Le repas ne cesse de tenir une place importante au cours des siècles. Si la Renaissance a connu une grande période de renouveau en art, il n’en est pas de même pour la cuisine. Le sucre semble être fort apprécié et l’on réalise par exemple une « tarte à la moëlle de bœuf » qui laisse perplexe. La vaisselle demeure très simple. La découverte de l’Amérique fait apparaître de nouvelles denrées : pomme de terre, tomate, maïs, potiron. Le XVIIIe siècle en est très friand. Le temps passant, la cuisine évolue et c’est au « Grand Siècle » qu’apparaît le repas français ; une cuisine aristocratique commence à voir le jour et c’est à la cour de Versailles qu’elle prend toute son ampleur. Sont servis plats chauds et froids ; quant aux bouteilles et verres, ils ne figurent pas sur la table. Pour de grands dîners d’apparat ou plus intimes, la vaisselle est nécessaire. La cour et l’aristocratie commandent alors des services de table comprenant de nombreuses assiettes, une centaine, ainsi que plats et terrines. Ces pièces sont réalisées en faïence ou porcelaine. Souvent décorées et rehaussées d’or, elles révèlent le talent, l’invention créatrice française. Une pièce va être destinée à ces festins : la salle-à-manger, autour de 1730.
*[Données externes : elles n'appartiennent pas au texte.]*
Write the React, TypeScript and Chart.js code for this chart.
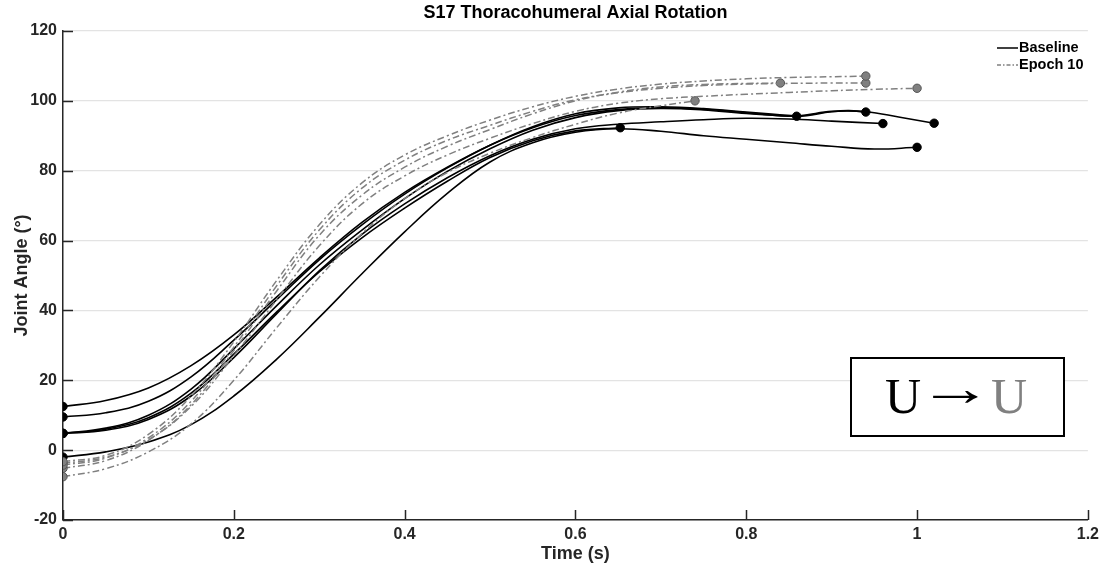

D’année en année, le raffinement se fait plus extrême, avec son apogée au siècle des Lumières où la cuisine se simplifie, devient plus délicate. Déjà est inventée une « nouvelle cuisine » par Vincent la Chapelle et que Louis XV apprécie fortement. Des boissons accompagnent les repas, le champagne en particulier, dont la culture remonte au IIe siècle apparaîtra aux siècles suivants, où il connaît un bel essor mais il est réservé aux classes aisées.
Tableaux, objets sont présents au long du parcours, on remarque parmi tant d’autres le raffinement d’une salière en porcelaine « L’Amour timbalier » de Sèvres, ou un tableau de François Desportes, une grande tablée féminine ; c’est encore un charmant « Pot à oille » de 1771, élégamment décoré ou une singulière bouilloire à bascule en forme de courge en métal argenté.
Le rayonnement de la manufacture de Sèvres est immense ; Louis XV et Louis XVI apprécient ces créations qu’ils offrent souvent aux diplomates ; elles sont également prisées à l’étranger par leur style raffiné, innovant. De l’Empire à la Belle Epoque le service s’allège, les tables sont magnifiquement décorées. Tout évolue, les services comme les plats, et les restaurants commencent à attirer le public ; les cuisiniers se distinguent au XIXe siècle : Antonin Carême ou Auguste Escoffier. À l’arrivée de l’Art nouveau, la nature devient la grande inspiratrice des décorateurs et plus près de nous, la vaisselle s’est stylisée comme l’atteste le service créé par Étienne Hajdu en 1972, ou le service bleu créé pour l’Élysée par Evariste Richer.
Cette plongée dans l’art de la table propose un moment de découverte et de beauté.